— START —

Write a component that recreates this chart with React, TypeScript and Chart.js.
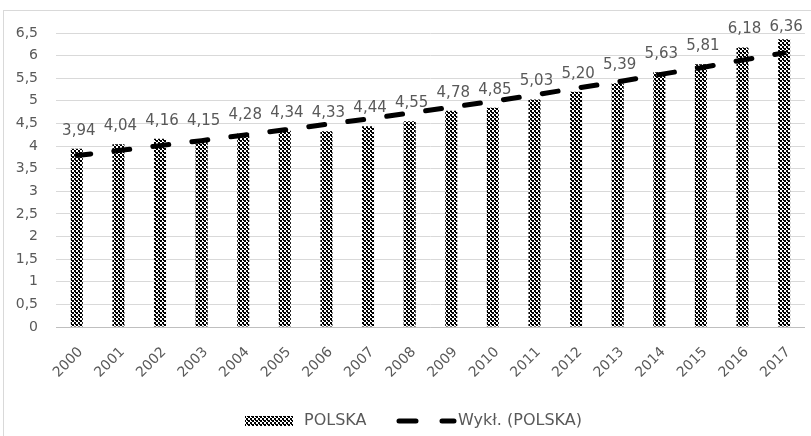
import React, { useEffect, useRef } from 'react';
import { Chart, registerables } from 'chart.js';

Chart.register(...registerables);

const years = ['2000', '2001', '2002', '2003', '2004', '2005', '2006', '2007', '2008', '2009', '2010', '2011', '2012', '2013', '2014', '2015', '2016', '2017'];
const polska = [3.94, 4.04, 4.16, 4.15, 4.28, 4.34, 4.33, 4.44, 4.55, 4.78, 4.85, 5.03, 5.2, 5.39, 5.63, 5.81, 6.18, 6.36];
const trendPolska = [3.79, 3.9, 4.01, 4.12, 4.24, 4.36, 4.48, 4.6, 4.73, 4.86, 4.99, 5.13, 5.28, 5.42, 5.58, 5.73, 5.9, 6.06];
const seriesLabels = ['POLSKA', 'Wykł. (POLSKA)'];
const yMin = 0;
const yMax = 6.5;
const yStep = 0.5;

const FONT = '"DejaVu Sans", sans-serif';
const TEXT = '#595959';

function makePattern(): CanvasPattern | string {
  const c = document.createElement('canvas');
  c.width = 4;
  c.height = 4;
  const g = c.getContext('2d');
  if (!g) return '#555';
  g.fillStyle = '#ffffff';
  g.fillRect(0, 0, 4, 4);
  g.fillStyle = '#000000';
  g.fillRect(0, 0, 2, 2);
  g.fillRect(2, 2, 2, 2);
  g.fillRect(3, 0, 1, 1);
  return g.createPattern(c, 'repeat') || '#555';
}

const fmt = (v: number, d?: number) => (d === undefined ? String(v) : v.toFixed(d)).replace('.', ',');

export default function App() {
  const ref = useRef<HTMLCanvasElement | null>(null);

  useEffect(() => {
    if (!ref.current) return;
    const pattern = makePattern();

    const framePlugin = {
      id: 'frame',
      beforeDraw(chart: any) {
        const ctx = chart.ctx;
        ctx.save();
        ctx.fillStyle = '#ffffff';
        ctx.fillRect(0, 0, chart.width, chart.height);
        ctx.strokeStyle = '#d9d9d9';
        ctx.lineWidth = 1;
        ctx.strokeRect(3.5, 10.5, 1000, 1000);
        ctx.restore();
      },
    };

    const labelPlugin = {
      id: 'barLabels',
      afterDatasetsDraw(chart: any) {
        const ctx = chart.ctx;
        const meta = chart.getDatasetMeta(1);
        ctx.save();
        ctx.font = `15px ${FONT}`;
        ctx.fillStyle = TEXT;
        ctx.textAlign = 'center';
        ctx.textBaseline = 'middle';
        meta.data.forEach((el: any, i: number) => {
          const y = Math.max(el.y - 18, chart.chartArea.top - 6);
          ctx.fillText(fmt(polska[i], 2), el.x + 2, y);
        });
        ctx.restore();
      },
    };

    const legendPlugin = {
      id: 'customLegend',
      afterDraw(chart: any) {
        const ctx = chart.ctx;
        const cy = 421;
        ctx.save();
        ctx.fillStyle = pattern as any;
        ctx.fillRect(245, cy - 5, 48, 10);
        ctx.font = `16px ${FONT}`;
        ctx.fillStyle = TEXT;
        ctx.textBaseline = 'middle';
        ctx.textAlign = 'left';
        ctx.fillText(seriesLabels[0], 304, cy);
        ctx.strokeStyle = '#000';
        ctx.lineWidth = 5;
        ctx.lineCap = 'round';
        ctx.beginPath();
        ctx.moveTo(399, cy);
        ctx.lineTo(416, cy);
        ctx.moveTo(442, cy);
        ctx.lineTo(454, cy);
        ctx.stroke();
        ctx.fillText(seriesLabels[1], 458, cy);
        ctx.restore();
      },
    };

    const chart = new Chart(ref.current, {
      type: 'bar',
      data: {
        labels: years,
        datasets: [
          {
            type: 'line',
            label: seriesLabels[1],
            data: trendPolska,
            borderColor: '#000000',
            borderWidth: 5,
            borderDash: [16, 23.3],
            borderDashOffset: 2,
            borderCapStyle: 'round',
            pointRadius: 0,
            fill: false,
            tension: 0,
            order: 0,
          } as any,
          {
            type: 'bar',
            label: seriesLabels[0],
            data: polska,
            backgroundColor: pattern as any,
            borderWidth: 0,
            categoryPercentage: 1,
            barPercentage: 0.29,
            order: 1,
          },
        ],
      },
      options: {
        responsive: false,
        animation: false,
        layout: { padding: { top: 33, left: 0, right: 0, bottom: 0 } },
        plugins: {
          legend: { display: false },
          tooltip: { enabled: false },
        },
        scales: {
          x: {
            offset: true,
            grid: { display: false, drawTicks: false },
            border: { display: true, color: '#bfbfbf', width: 1 },
            ticks: {
              color: TEXT,
              font: { family: FONT, size: 14 },
              maxRotation: 45,
              minRotation: 45,
              padding: 17,
              labelOffset: 4,
              autoSkip: false,
            },
            afterFit: (s: any) => {
              s.height = 109;
            },
          },
          y: {
            min: yMin,
            max: yMax,
            grid: { color: '#d9d9d9', drawTicks: false },
            border: { display: false },
            ticks: {
              stepSize: yStep,
              color: TEXT,
              font: { family: FONT, size: 14 },
              padding: 18,
              callback: (v: any) => fmt(Number(v)),
            },
            afterFit: (s: any) => {
              s.width = 56;
            },
          },
        },
      } as any,
      plugins: [framePlugin, labelPlugin, legendPlugin],
    });
    return () => chart.destroy();
  }, []);

  return (
    <div style={{ position: 'absolute', left: 0, top: 0, width: 811, height: 436, overflow: 'hidden', background: '#fff' }}>
      <canvas ref={ref} width={813} height={436} style={{ display: 'block' }} />
    </div>
  );
}
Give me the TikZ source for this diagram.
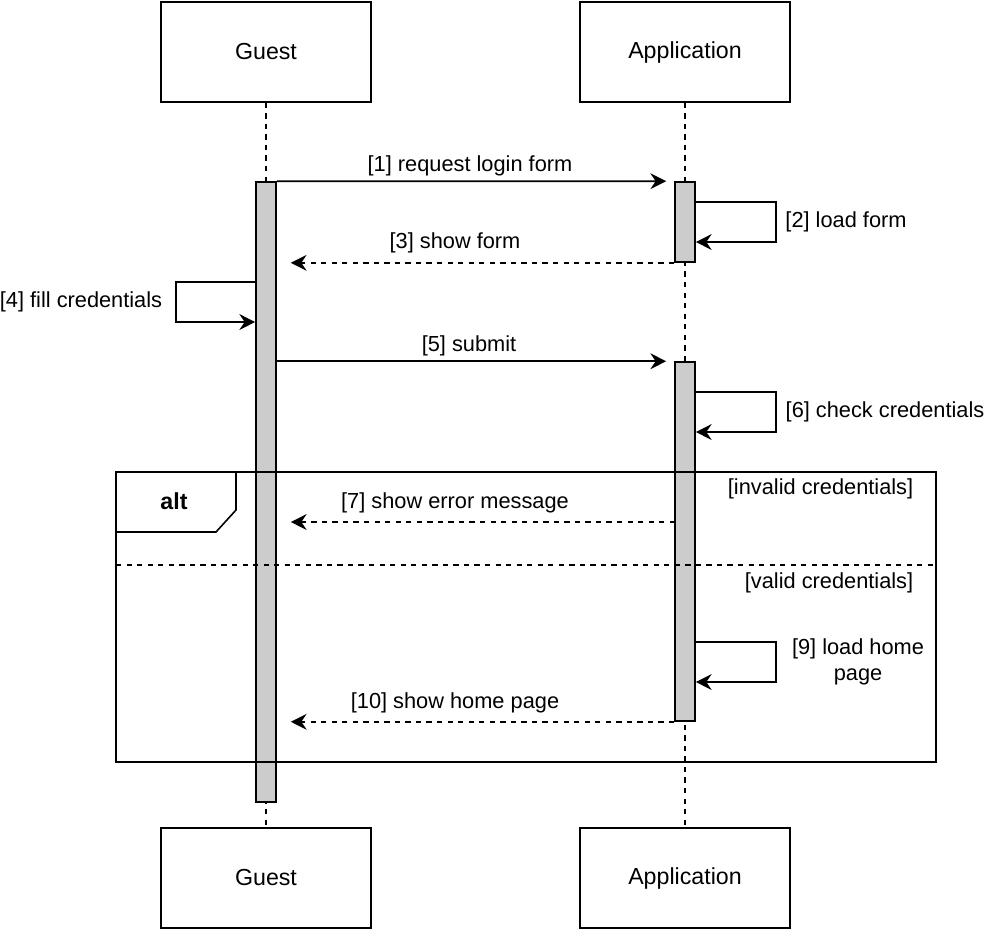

— END —

[WHAT YOU ARE ASKED TO DO] Reproduce all entries exactly. Pictures do not belong in the copy.

[FULL SOLUTION]
Write a component that recreates this chart with React, TypeScript and Chart.js.
import React, { useEffect, useRef } from 'react';
import { Chart, registerables } from 'chart.js';

Chart.register(...registerables);

const years = ['2000', '2001', '2002', '2003', '2004', '2005', '2006', '2007', '2008', '2009', '2010', '2011', '2012', '2013', '2014', '2015', '2016', '2017'];
const polska = [3.94, 4.04, 4.16, 4.15, 4.28, 4.34, 4.33, 4.44, 4.55, 4.78, 4.85, 5.03, 5.2, 5.39, 5.63, 5.81, 6.18, 6.36];
const trendPolska = [3.79, 3.9, 4.01, 4.12, 4.24, 4.36, 4.48, 4.6, 4.73, 4.86, 4.99, 5.13, 5.28, 5.42, 5.58, 5.73, 5.9, 6.06];
const seriesLabels = ['POLSKA', 'Wykł. (POLSKA)'];
const yMin = 0;
const yMax = 6.5;
const yStep = 0.5;

const FONT = '"DejaVu Sans", sans-serif';
const TEXT = '#595959';

function makePattern(): CanvasPattern | string {
  const c = document.createElement('canvas');
  c.width = 4;
  c.height = 4;
  const g = c.getContext('2d');
  if (!g) return '#555';
  g.fillStyle = '#ffffff';
  g.fillRect(0, 0, 4, 4);
  g.fillStyle = '#000000';
  g.fillRect(0, 0, 2, 2);
  g.fillRect(2, 2, 2, 2);
  g.fillRect(3, 0, 1, 1);
  return g.createPattern(c, 'repeat') || '#555';
}

const fmt = (v: number, d?: number) => (d === undefined ? String(v) : v.toFixed(d)).replace('.', ',');

export default function App() {
  const ref = useRef<HTMLCanvasElement | null>(null);

  useEffect(() => {
    if (!ref.current) return;
    const pattern = makePattern();

    const framePlugin = {
      id: 'frame',
      beforeDraw(chart: any) {
        const ctx = chart.ctx;
        ctx.save();
        ctx.fillStyle = '#ffffff';
        ctx.fillRect(0, 0, chart.width, chart.height);
        ctx.strokeStyle = '#d9d9d9';
        ctx.lineWidth = 1;
        ctx.strokeRect(3.5, 10.5, 1000, 1000);
        ctx.restore();
      },
    };

    const labelPlugin = {
      id: 'barLabels',
      afterDatasetsDraw(chart: any) {
        const ctx = chart.ctx;
        const meta = chart.getDatasetMeta(1);
        ctx.save();
        ctx.font = `15px ${FONT}`;
        ctx.fillStyle = TEXT;
        ctx.textAlign = 'center';
        ctx.textBaseline = 'middle';
        meta.data.forEach((el: any, i: number) => {
          const y = Math.max(el.y - 18, chart.chartArea.top - 6);
          ctx.fillText(fmt(polska[i], 2), el.x + 2, y);
        });
        ctx.restore();
      },
    };

    const legendPlugin = {
      id: 'customLegend',
      afterDraw(chart: any) {
        const ctx = chart.ctx;
        const cy = 421;
        ctx.save();
        ctx.fillStyle = pattern as any;
        ctx.fillRect(245, cy - 5, 48, 10);
        ctx.font = `16px ${FONT}`;
        ctx.fillStyle = TEXT;
        ctx.textBaseline = 'middle';
        ctx.textAlign = 'left';
        ctx.fillText(seriesLabels[0], 304, cy);
        ctx.strokeStyle = '#000';
        ctx.lineWidth = 5;
        ctx.lineCap = 'round';
        ctx.beginPath();
        ctx.moveTo(399, cy);
        ctx.lineTo(416, cy);
        ctx.moveTo(442, cy);
        ctx.lineTo(454, cy);
        ctx.stroke();
        ctx.fillText(seriesLabels[1], 458, cy);
        ctx.restore();
      },
    };

    const chart = new Chart(ref.current, {
      type: 'bar',
      data: {
        labels: years,
        datasets: [
          {
            type: 'line',
            label: seriesLabels[1],
            data: trendPolska,
            borderColor: '#000000',
            borderWidth: 5,
            borderDash: [16, 23.3],
            borderDashOffset: 2,
            borderCapStyle: 'round',
            pointRadius: 0,
            fill: false,
            tension: 0,
            order: 0,
          } as any,
          {
            type: 'bar',
            label: seriesLabels[0],
            data: polska,
            backgroundColor: pattern as any,
            borderWidth: 0,
            categoryPercentage: 1,
            barPercentage: 0.29,
            order: 1,
          },
        ],
      },
      options: {
        responsive: false,
        animation: false,
        layout: { padding: { top: 33, left: 0, right: 0, bottom: 0 } },
        plugins: {
          legend: { display: false },
          tooltip: { enabled: false },
        },
        scales: {
          x: {
            offset: true,
            grid: { display: false, drawTicks: false },
            border: { display: true, color: '#bfbfbf', width: 1 },
            ticks: {
              color: TEXT,
              font: { family: FONT, size: 14 },
              maxRotation: 45,
              minRotation: 45,
              padding: 17,
              labelOffset: 4,
              autoSkip: false,
            },
            afterFit: (s: any) => {
              s.height = 109;
            },
          },
          y: {
            min: yMin,
            max: yMax,
            grid: { color: '#d9d9d9', drawTicks: false },
            border: { display: false },
            ticks: {
              stepSize: yStep,
              color: TEXT,
              font: { family: FONT, size: 14 },
              padding: 18,
              callback: (v: any) => fmt(Number(v)),
            },
            afterFit: (s: any) => {
              s.width = 56;
            },
          },
        },
      } as any,
      plugins: [framePlugin, labelPlugin, legendPlugin],
    });
    return () => chart.destroy();
  }, []);

  return (
    <div style={{ position: 'absolute', left: 0, top: 0, width: 811, height: 436, overflow: 'hidden', background: '#fff' }}>
      <canvas ref={ref} width={813} height={436} style={{ display: 'block' }} />
    </div>
  );
}
Give me the TikZ source for this diagram.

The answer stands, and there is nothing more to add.